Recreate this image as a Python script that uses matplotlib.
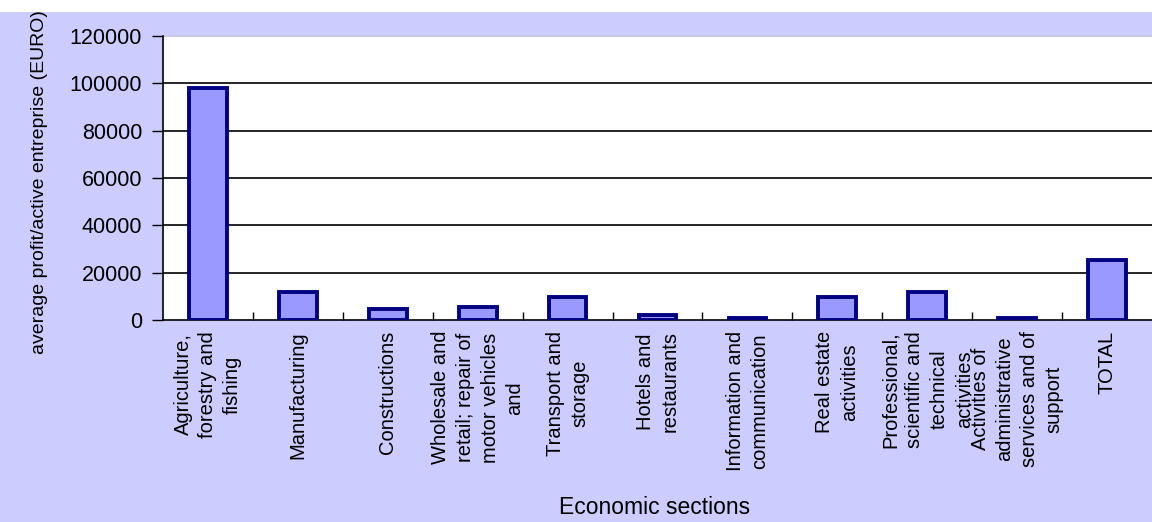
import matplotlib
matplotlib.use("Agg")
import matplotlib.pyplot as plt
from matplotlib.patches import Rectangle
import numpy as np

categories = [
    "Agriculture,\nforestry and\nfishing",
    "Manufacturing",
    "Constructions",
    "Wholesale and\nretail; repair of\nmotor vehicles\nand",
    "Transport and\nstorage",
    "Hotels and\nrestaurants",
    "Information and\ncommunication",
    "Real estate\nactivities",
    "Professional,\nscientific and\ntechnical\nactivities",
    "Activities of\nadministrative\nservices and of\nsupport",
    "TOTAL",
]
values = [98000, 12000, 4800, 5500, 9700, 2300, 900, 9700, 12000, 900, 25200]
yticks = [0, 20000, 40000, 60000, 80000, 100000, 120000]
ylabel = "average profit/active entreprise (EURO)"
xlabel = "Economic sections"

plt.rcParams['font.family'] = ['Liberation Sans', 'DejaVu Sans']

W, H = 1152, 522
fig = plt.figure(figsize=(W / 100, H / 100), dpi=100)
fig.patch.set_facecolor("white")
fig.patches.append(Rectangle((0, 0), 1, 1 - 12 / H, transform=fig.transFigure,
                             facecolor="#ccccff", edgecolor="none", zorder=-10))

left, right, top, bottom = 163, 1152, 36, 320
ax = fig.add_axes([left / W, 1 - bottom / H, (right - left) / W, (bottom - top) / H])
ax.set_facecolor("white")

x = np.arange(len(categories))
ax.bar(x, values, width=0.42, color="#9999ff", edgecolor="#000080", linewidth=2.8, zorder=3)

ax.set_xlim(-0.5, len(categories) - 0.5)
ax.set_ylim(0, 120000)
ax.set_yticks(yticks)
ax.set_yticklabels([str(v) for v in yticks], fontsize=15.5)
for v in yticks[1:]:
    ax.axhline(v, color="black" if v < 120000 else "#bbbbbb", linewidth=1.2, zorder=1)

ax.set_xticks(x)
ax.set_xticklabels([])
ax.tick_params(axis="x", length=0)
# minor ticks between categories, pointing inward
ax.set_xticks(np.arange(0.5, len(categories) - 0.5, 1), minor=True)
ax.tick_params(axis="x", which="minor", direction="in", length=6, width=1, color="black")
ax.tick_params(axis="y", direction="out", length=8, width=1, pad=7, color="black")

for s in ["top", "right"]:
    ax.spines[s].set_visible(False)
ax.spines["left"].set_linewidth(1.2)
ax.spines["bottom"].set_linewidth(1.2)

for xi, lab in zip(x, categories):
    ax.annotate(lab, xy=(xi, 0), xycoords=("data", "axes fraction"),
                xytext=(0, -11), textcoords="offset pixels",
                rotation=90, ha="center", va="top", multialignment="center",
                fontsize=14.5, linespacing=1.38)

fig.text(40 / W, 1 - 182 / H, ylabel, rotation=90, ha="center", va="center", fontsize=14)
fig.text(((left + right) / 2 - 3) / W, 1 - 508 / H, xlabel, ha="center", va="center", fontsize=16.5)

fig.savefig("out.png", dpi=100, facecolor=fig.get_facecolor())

Problem to solve =>
Go through the material above and print all of it exactly, except the pictures.

Task solution =>
Recreate this image as a Python script that uses matplotlib.
import matplotlib
matplotlib.use("Agg")
import matplotlib.pyplot as plt
from matplotlib.patches import Rectangle
import numpy as np

categories = [
    "Agriculture,\nforestry and\nfishing",
    "Manufacturing",
    "Constructions",
    "Wholesale and\nretail; repair of\nmotor vehicles\nand",
    "Transport and\nstorage",
    "Hotels and\nrestaurants",
    "Information and\ncommunication",
    "Real estate\nactivities",
    "Professional,\nscientific and\ntechnical\nactivities",
    "Activities of\nadministrative\nservices and of\nsupport",
    "TOTAL",
]
values = [98000, 12000, 4800, 5500, 9700, 2300, 900, 9700, 12000, 900, 25200]
yticks = [0, 20000, 40000, 60000, 80000, 100000, 120000]
ylabel = "average profit/active entreprise (EURO)"
xlabel = "Economic sections"

plt.rcParams['font.family'] = ['Liberation Sans', 'DejaVu Sans']

W, H = 1152, 522
fig = plt.figure(figsize=(W / 100, H / 100), dpi=100)
fig.patch.set_facecolor("white")
fig.patches.append(Rectangle((0, 0), 1, 1 - 12 / H, transform=fig.transFigure,
                             facecolor="#ccccff", edgecolor="none", zorder=-10))

left, right, top, bottom = 163, 1152, 36, 320
ax = fig.add_axes([left / W, 1 - bottom / H, (right - left) / W, (bottom - top) / H])
ax.set_facecolor("white")

x = np.arange(len(categories))
ax.bar(x, values, width=0.42, color="#9999ff", edgecolor="#000080", linewidth=2.8, zorder=3)

ax.set_xlim(-0.5, len(categories) - 0.5)
ax.set_ylim(0, 120000)
ax.set_yticks(yticks)
ax.set_yticklabels([str(v) for v in yticks], fontsize=15.5)
for v in yticks[1:]:
    ax.axhline(v, color="black" if v < 120000 else "#bbbbbb", linewidth=1.2, zorder=1)

ax.set_xticks(x)
ax.set_xticklabels([])
ax.tick_params(axis="x", length=0)
# minor ticks between categories, pointing inward
ax.set_xticks(np.arange(0.5, len(categories) - 0.5, 1), minor=True)
ax.tick_params(axis="x", which="minor", direction="in", length=6, width=1, color="black")
ax.tick_params(axis="y", direction="out", length=8, width=1, pad=7, color="black")

for s in ["top", "right"]:
    ax.spines[s].set_visible(False)
ax.spines["left"].set_linewidth(1.2)
ax.spines["bottom"].set_linewidth(1.2)

for xi, lab in zip(x, categories):
    ax.annotate(lab, xy=(xi, 0), xycoords=("data", "axes fraction"),
                xytext=(0, -11), textcoords="offset pixels",
                rotation=90, ha="center", va="top", multialignment="center",
                fontsize=14.5, linespacing=1.38)

fig.text(40 / W, 1 - 182 / H, ylabel, rotation=90, ha="center", va="center", fontsize=14)
fig.text(((left + right) / 2 - 3) / W, 1 - 508 / H, xlabel, ha="center", va="center", fontsize=16.5)

fig.savefig("out.png", dpi=100, facecolor=fig.get_facecolor())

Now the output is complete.